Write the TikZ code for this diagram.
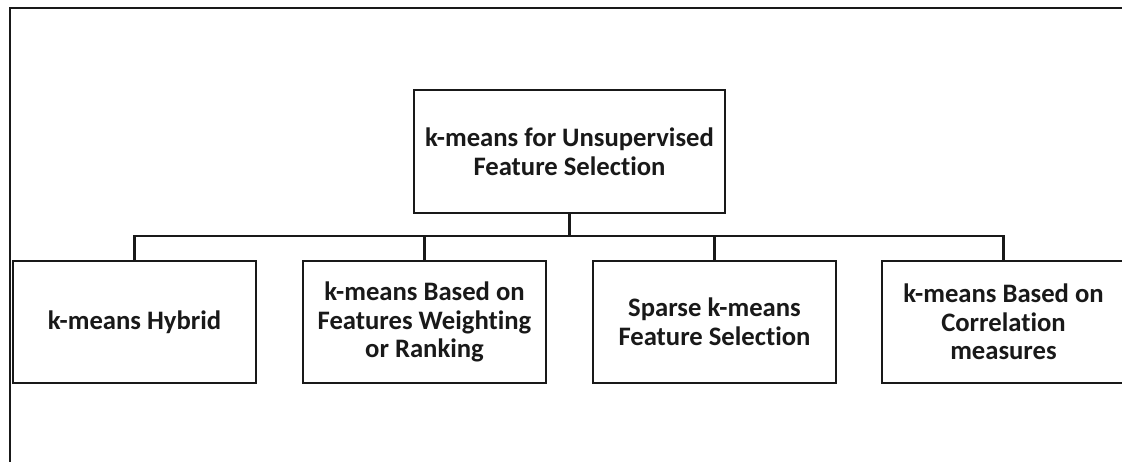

========

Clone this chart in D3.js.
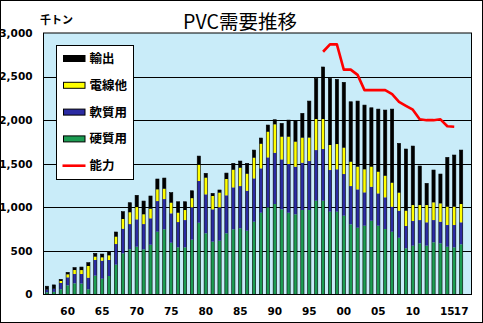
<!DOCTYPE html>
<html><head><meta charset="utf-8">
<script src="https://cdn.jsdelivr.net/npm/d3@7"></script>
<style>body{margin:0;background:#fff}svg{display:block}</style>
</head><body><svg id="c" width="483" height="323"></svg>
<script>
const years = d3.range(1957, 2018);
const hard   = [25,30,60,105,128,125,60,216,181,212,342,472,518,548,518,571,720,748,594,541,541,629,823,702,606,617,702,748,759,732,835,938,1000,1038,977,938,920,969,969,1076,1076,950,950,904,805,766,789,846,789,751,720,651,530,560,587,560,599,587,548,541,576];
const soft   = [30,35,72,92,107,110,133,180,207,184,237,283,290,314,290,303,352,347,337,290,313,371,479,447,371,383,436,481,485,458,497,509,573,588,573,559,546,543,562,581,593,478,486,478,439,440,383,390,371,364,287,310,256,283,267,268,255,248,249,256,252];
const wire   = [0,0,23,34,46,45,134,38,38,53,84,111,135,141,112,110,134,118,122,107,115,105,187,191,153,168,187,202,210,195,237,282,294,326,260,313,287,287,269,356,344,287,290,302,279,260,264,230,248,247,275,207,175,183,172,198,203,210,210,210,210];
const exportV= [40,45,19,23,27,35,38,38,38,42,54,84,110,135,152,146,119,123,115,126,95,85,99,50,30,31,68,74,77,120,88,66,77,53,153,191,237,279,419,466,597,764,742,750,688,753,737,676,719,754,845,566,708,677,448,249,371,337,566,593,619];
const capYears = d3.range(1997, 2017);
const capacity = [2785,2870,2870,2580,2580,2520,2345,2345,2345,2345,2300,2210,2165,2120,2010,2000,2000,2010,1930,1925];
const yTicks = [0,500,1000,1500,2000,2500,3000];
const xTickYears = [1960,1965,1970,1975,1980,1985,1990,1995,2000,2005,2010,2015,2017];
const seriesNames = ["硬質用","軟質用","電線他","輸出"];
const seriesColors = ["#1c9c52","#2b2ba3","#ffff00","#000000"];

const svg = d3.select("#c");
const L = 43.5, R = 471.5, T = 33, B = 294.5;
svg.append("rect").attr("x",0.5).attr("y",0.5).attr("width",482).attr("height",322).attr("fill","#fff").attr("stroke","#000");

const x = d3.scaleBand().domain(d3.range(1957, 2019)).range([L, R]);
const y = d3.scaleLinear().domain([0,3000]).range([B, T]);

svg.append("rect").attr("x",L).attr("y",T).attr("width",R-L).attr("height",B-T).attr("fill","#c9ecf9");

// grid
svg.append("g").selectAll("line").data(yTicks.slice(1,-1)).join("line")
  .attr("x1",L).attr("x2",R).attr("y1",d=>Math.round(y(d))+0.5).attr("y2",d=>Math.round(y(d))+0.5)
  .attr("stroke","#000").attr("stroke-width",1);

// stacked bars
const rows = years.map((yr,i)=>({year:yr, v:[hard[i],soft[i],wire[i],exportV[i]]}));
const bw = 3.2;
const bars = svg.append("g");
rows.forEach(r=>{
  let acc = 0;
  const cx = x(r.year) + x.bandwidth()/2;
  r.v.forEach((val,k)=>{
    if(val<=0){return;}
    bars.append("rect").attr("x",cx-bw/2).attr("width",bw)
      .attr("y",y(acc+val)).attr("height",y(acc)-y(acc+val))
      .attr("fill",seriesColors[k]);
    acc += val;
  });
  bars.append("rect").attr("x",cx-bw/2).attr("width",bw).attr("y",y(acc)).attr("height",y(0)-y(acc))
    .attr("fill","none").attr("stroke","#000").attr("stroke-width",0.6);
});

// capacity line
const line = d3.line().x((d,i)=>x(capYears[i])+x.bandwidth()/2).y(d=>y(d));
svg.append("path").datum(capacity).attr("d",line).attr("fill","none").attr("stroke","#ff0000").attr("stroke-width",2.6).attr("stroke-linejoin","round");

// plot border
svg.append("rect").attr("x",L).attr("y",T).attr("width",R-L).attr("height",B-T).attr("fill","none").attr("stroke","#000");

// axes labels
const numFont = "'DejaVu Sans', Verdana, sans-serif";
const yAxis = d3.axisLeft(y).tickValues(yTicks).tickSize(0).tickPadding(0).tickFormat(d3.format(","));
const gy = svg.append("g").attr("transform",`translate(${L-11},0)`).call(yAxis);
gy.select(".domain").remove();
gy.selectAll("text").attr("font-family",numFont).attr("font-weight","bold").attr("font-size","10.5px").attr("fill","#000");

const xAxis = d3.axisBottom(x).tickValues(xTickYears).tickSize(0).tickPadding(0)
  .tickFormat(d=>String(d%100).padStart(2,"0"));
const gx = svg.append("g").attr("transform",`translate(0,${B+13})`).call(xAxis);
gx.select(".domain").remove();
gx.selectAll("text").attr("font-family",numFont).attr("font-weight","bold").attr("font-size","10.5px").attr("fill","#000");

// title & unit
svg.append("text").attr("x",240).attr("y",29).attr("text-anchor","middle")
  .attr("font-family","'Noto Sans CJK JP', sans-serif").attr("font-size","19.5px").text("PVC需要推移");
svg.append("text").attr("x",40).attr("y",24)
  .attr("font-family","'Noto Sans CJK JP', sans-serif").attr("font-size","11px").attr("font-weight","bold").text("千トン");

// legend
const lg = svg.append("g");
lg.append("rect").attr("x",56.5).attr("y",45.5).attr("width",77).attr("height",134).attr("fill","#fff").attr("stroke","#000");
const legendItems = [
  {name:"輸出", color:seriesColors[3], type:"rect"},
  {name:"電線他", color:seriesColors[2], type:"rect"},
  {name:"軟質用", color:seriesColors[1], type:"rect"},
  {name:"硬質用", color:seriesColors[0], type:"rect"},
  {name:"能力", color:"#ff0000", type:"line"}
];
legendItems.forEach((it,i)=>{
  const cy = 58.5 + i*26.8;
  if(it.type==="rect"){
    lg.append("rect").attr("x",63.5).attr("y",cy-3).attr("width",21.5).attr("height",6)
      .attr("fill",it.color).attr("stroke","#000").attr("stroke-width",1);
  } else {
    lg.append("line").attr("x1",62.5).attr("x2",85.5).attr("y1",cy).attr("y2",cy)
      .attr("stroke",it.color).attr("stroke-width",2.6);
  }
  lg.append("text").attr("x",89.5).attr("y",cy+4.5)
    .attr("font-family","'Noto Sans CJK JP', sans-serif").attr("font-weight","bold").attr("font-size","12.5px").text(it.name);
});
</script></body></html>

========

◆ **Stated exercise**: Out of the records above, set down only the lines from the one that contains "Clone this chart in D3.js." through the one that contains "const y = d3.scaleLinear().domain([0,3000]).range([B, T]);", unchanged and without the pictures.

◆ **Answer to this exercise**:
Clone this chart in D3.js.
<!DOCTYPE html>
<html><head><meta charset="utf-8">
<script src="https://cdn.jsdelivr.net/npm/d3@7"></script>
<style>body{margin:0;background:#fff}svg{display:block}</style>
</head><body><svg id="c" width="483" height="323"></svg>
<script>
const years = d3.range(1957, 2018);
const hard   = [25,30,60,105,128,125,60,216,181,212,342,472,518,548,518,571,720,748,594,541,541,629,823,702,606,617,702,748,759,732,835,938,1000,1038,977,938,920,969,969,1076,1076,950,950,904,805,766,789,846,789,751,720,651,530,560,587,560,599,587,548,541,576];
const soft   = [30,35,72,92,107,110,133,180,207,184,237,283,290,314,290,303,352,347,337,290,313,371,479,447,371,383,436,481,485,458,497,509,573,588,573,559,546,543,562,581,593,478,486,478,439,440,383,390,371,364,287,310,256,283,267,268,255,248,249,256,252];
const wire   = [0,0,23,34,46,45,134,38,38,53,84,111,135,141,112,110,134,118,122,107,115,105,187,191,153,168,187,202,210,195,237,282,294,326,260,313,287,287,269,356,344,287,290,302,279,260,264,230,248,247,275,207,175,183,172,198,203,210,210,210,210];
const exportV= [40,45,19,23,27,35,38,38,38,42,54,84,110,135,152,146,119,123,115,126,95,85,99,50,30,31,68,74,77,120,88,66,77,53,153,191,237,279,419,466,597,764,742,750,688,753,737,676,719,754,845,566,708,677,448,249,371,337,566,593,619];
const capYears = d3.range(1997, 2017);
const capacity = [2785,2870,2870,2580,2580,2520,2345,2345,2345,2345,2300,2210,2165,2120,2010,2000,2000,2010,1930,1925];
const yTicks = [0,500,1000,1500,2000,2500,3000];
const xTickYears = [1960,1965,1970,1975,1980,1985,1990,1995,2000,2005,2010,2015,2017];
const seriesNames = ["硬質用","軟質用","電線他","輸出"];
const seriesColors = ["#1c9c52","#2b2ba3","#ffff00","#000000"];

const svg = d3.select("#c");
const L = 43.5, R = 471.5, T = 33, B = 294.5;
svg.append("rect").attr("x",0.5).attr("y",0.5).attr("width",482).attr("height",322).attr("fill","#fff").attr("stroke","#000");

const x = d3.scaleBand().domain(d3.range(1957, 2019)).range([L, R]);
const y = d3.scaleLinear().domain([0,3000]).range([B, T]);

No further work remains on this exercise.